Nach fast drei Jahren Abstinenz wurde ich rückfällig. Dies galt lange nicht nur im Bewusstsein der Kranken und ihrer Angehörigen, sondern auch bei vielen Therapeuten und Ärzten als ein Zeichen des Versagens: der eigenen Willenskraft, der sozialen Unterstützung, der Therapie. Erst in letzter Zeit denkt man um, wird der Rückfall sowohl von den Wissenschaftlern als auch von den Therapeuten als direkter Bestandteil der Alkoholkrankheit akzeptiert.
Trotz inzwischen mehrmonatiger Abstinenz ist mir bewusst, dass es Heilung im eigentlichen Sinne nicht gibt. Die Krankheit kann durch Abstinenz «nur» gestoppt werden. Einen für mich hilfreichen therapeutischen Ansatz gibt es in der Salus-Klinik in Friedrichsdorf, auf deren Internetseite ich verweise. Deren Direktor, Diplom-Psychologe Ralf Schneider, hat ein überaus empfehlenswertes Buch zum Thema «Alkoholkrankheit» verfasst. Für persönliche Unterstützung während der Suchttherapie in Regensburg, danke ich zudem Frau PD Dr. med. Monika Ridinger, heute Chefärztin an der Forel Klinik in Ellikon an der Thur (Schweiz).

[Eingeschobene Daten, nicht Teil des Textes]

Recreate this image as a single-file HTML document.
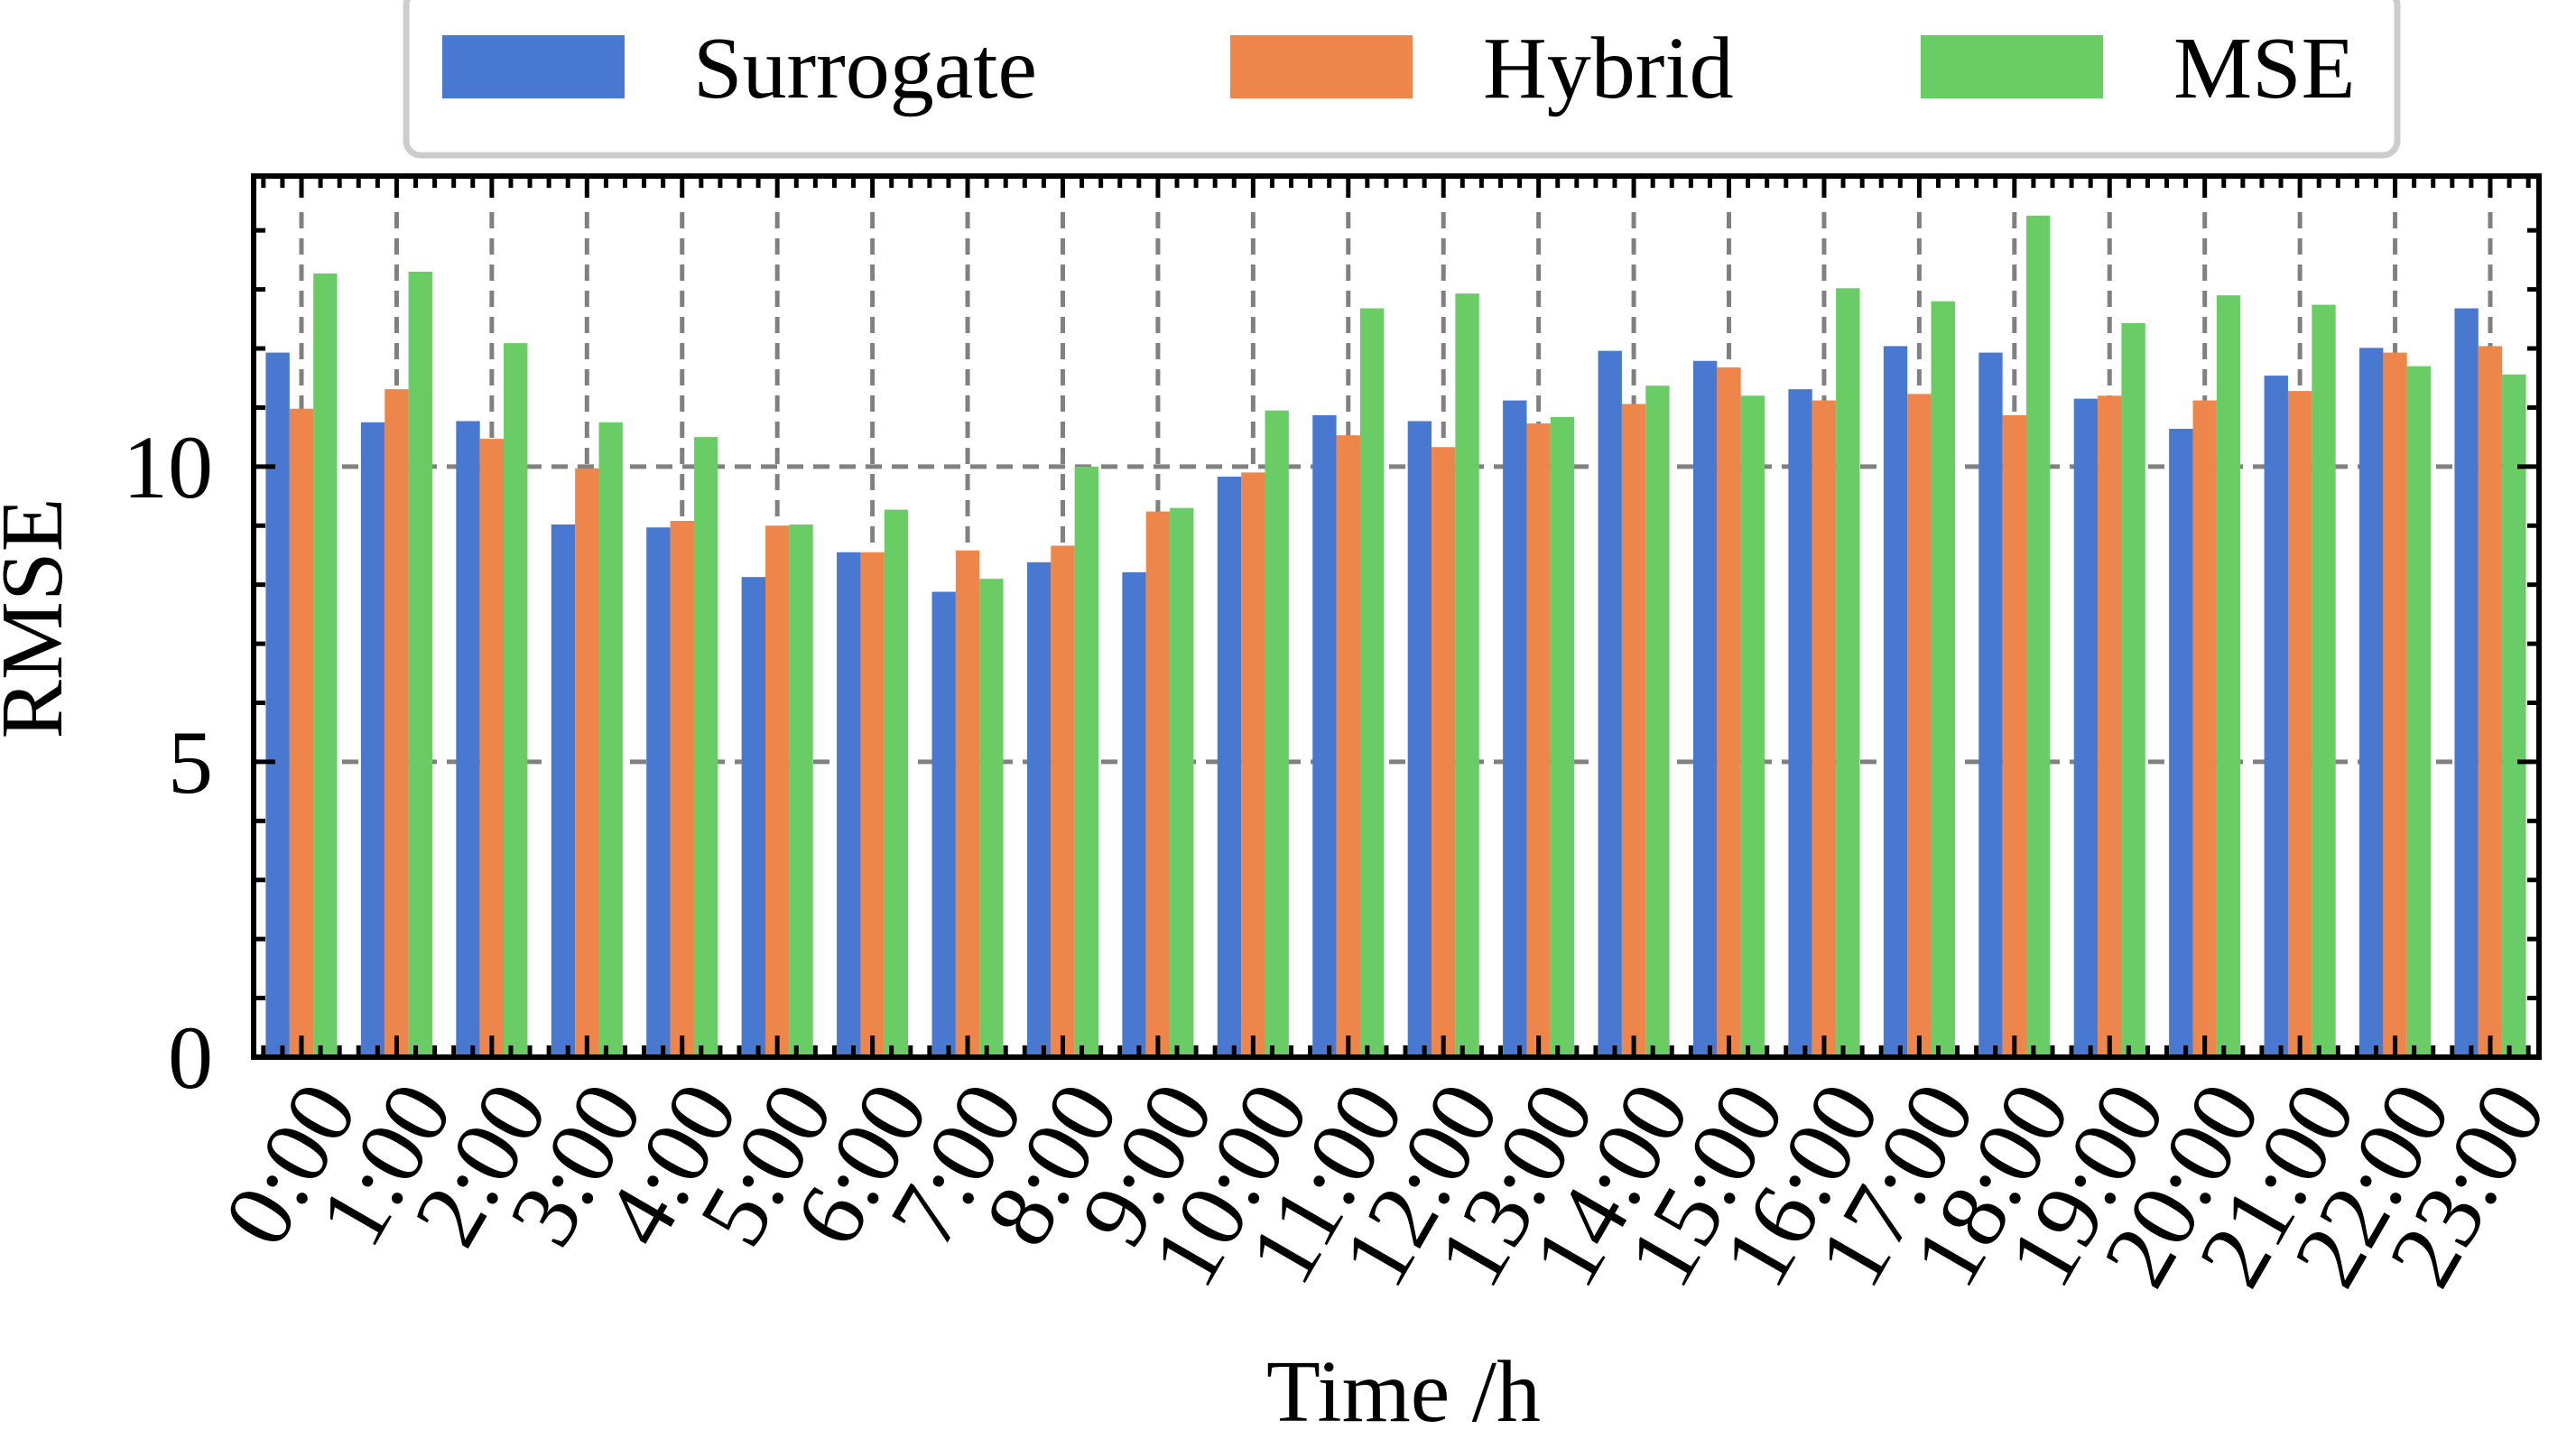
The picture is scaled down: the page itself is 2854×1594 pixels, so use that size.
<!DOCTYPE html>
<html><head><meta charset="utf-8"><style>
html,body{margin:0;padding:0;background:#fff;}
svg{display:block;font-family:"Liberation Serif","DejaVu Serif",serif;}
</style></head><body>
<svg id="chart" width="2854" height="1594" viewBox="0 0 2854 1594" xmlns="http://www.w3.org/2000/svg">
<g id="grid"></g>
<g id="bars"></g>
<g id="axes"></g>
<g id="legend">
  <rect x="450" y="-10" width="2206" height="182" rx="16" fill="#fff" stroke="#cccccc" stroke-width="7"/>
  <rect x="490" y="39" width="202" height="70" fill="#4878cf"/>
  <text x="768" y="108" font-size="98">Surrogate</text>
  <rect x="1363" y="39" width="202" height="70" fill="#ee854a"/>
  <text x="1643" y="108" font-size="98">Hybrid</text>
  <rect x="2128" y="39" width="202" height="70" fill="#6acc64"/>
  <text x="2408" y="108" font-size="98">MSE</text>
</g>
<text x="1555" y="1574" font-size="98" text-anchor="middle">Time /h</text>
<text transform="translate(68,685) rotate(-90)" font-size="98" text-anchor="middle">RMSE</text>
</svg>
<script>
const categories = ["0:00","1:00","2:00","3:00","4:00","5:00","6:00","7:00","8:00","9:00","10:00","11:00","12:00","13:00","14:00","15:00","16:00","17:00","18:00","19:00","20:00","21:00","22:00","23:00"];
const surrogate = [11.93,10.75,10.77,9.02,8.97,8.13,8.55,7.88,8.38,8.21,9.83,10.87,10.77,11.12,11.96,11.79,11.31,12.04,11.93,11.15,10.64,11.54,12.01,12.68];
const hybrid = [10.98,11.31,10.47,9.97,9.08,9.0,8.55,8.58,8.66,9.24,9.9,10.53,10.33,10.73,11.06,11.68,11.12,11.23,10.87,11.2,11.12,11.28,11.93,12.04];
const mse = [13.27,13.3,12.09,10.75,10.5,9.02,9.27,8.1,10.0,9.3,10.95,12.68,12.93,10.84,11.37,11.2,13.02,12.8,14.25,12.43,12.9,12.74,11.7,11.56];
const yTicks = [0,5,10];
const series = [surrogate, hybrid, mse];
const seriesNames = ["surrogate","hybrid","mse"];
const colors = ["#4878cf","#ee854a","#6acc64"];

const NS = "http://www.w3.org/2000/svg";
const L = 281, R = 2813, T = 195, B = 1171;
const yMax = 14.92;
const x0 = 334, step = (2759 - 334) / 23;
const xs = i => x0 + i * step;
const ys = v => B - v / yMax * (B - T);
function mk(tag, attrs, parent){ const e = document.createElementNS(NS, tag); for (const k in attrs) e.setAttribute(k, attrs[k]); parent.appendChild(e); return e; }
const grid = document.getElementById('grid'), bars = document.getElementById('bars'), axes = document.getElementById('axes');

categories.forEach((c, i) => {
  const g = mk('line', {x1: xs(i), x2: xs(i), y1: T + 40, y2: B, stroke: '#808080', 'stroke-width': 5, 'stroke-dasharray': '18,11'}, grid);
  
  
});
yTicks.forEach(t => {
  if (t === 0) return;
  const g = mk('line', {x1: L + 40, x2: R, y1: ys(t), y2: ys(t), stroke: '#808080', 'stroke-width': 5, 'stroke-dasharray': '18,11'}, grid);
  
  
});

const bw = step * 0.25;
series.forEach((s, k) => {
  s.forEach((v, i) => {
    const cx = xs(i) + (k - 1) * bw;
    const r = mk('rect', {x: cx - bw / 2, y: ys(v), width: bw, height: B - ys(v), fill: colors[k]}, bars);
    
    
  });
});

const sp = mk('rect', {x: L, y: T, width: R - L, height: B - T, fill: 'none', stroke: '#000', 'stroke-width': 6}, axes);



for (let i = -1; i <= 24; i++) {
  for (let m = 0; m < 5; m++) {
    const x = xs(i) + m * step / 5;
    if (x <= L + 2 || x >= R - 2) continue;
    const len = m === 0 ? 24 : 13;
    const t1 = mk('line', {x1: x, x2: x, y1: B, y2: B - len, stroke: '#000', 'stroke-width': 5}, axes);
    
    
    const t2 = mk('line', {x1: x, x2: x, y1: T, y2: T + len, stroke: '#000', 'stroke-width': 5}, axes);
    
    
  }
}
for (let v = 0; v <= 14; v++) {
  const len = v % 5 === 0 ? 24 : 13;
  const a = mk('line', {x1: L, x2: L + len, y1: ys(v), y2: ys(v), stroke: '#000', 'stroke-width': 5}, axes);
  
  
  const b = mk('line', {x1: R, x2: R - len, y1: ys(v), y2: ys(v), stroke: '#000', 'stroke-width': 5}, axes);
  
  
}
yTicks.forEach(t => {
  const tx = mk('text', {x: 236, y: ys(t) + 34, 'font-size': 100, 'text-anchor': 'end'}, axes);
  tx.textContent = t;
  
  
});
categories.forEach((c, i) => {
  const tx = mk('text', {transform: `translate(${xs(i) + 64},${B + 56}) rotate(-60)`, 'font-size': 104, 'text-anchor': 'end'}, axes);
  tx.textContent = c;
  
  
});
</script>
</body></html>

Jedes Jahr sterben in Deutschland nach neuen Berechnungen mindestens 73.000 Menschen an den Folgen ihres Alkoholmissbrauchs. In der Gesellschaft herrscht eine weit verbreitete unkritische positive Einstellung zum Alkohol. Durchschnittlich werden pro Kopf der Bevölkerung jährlich zehn Liter reinen Alkohol (300 Flaschen Bier oder 60 Liter Wein mit 12 Volumenprozent) konsumiert. Knapp 10 Millionen Menschen in Deutschland konsumieren Alkohol in gesundheitlich riskanter Form. Etwa 1,3 Mio. Menschen (70 % Männer, 30 % Frauen) gelten als alkoholabhängig – groß ist zudem die Dunkelziffer.
Wie war das doch gleich mit dem Adjektiv «trinkfest» als Kompliment? Ich schlage es als «Unwort des Jahres» vor. Wenn es gewählt wird, stoßen wir darauf an – mit Mineralwasser.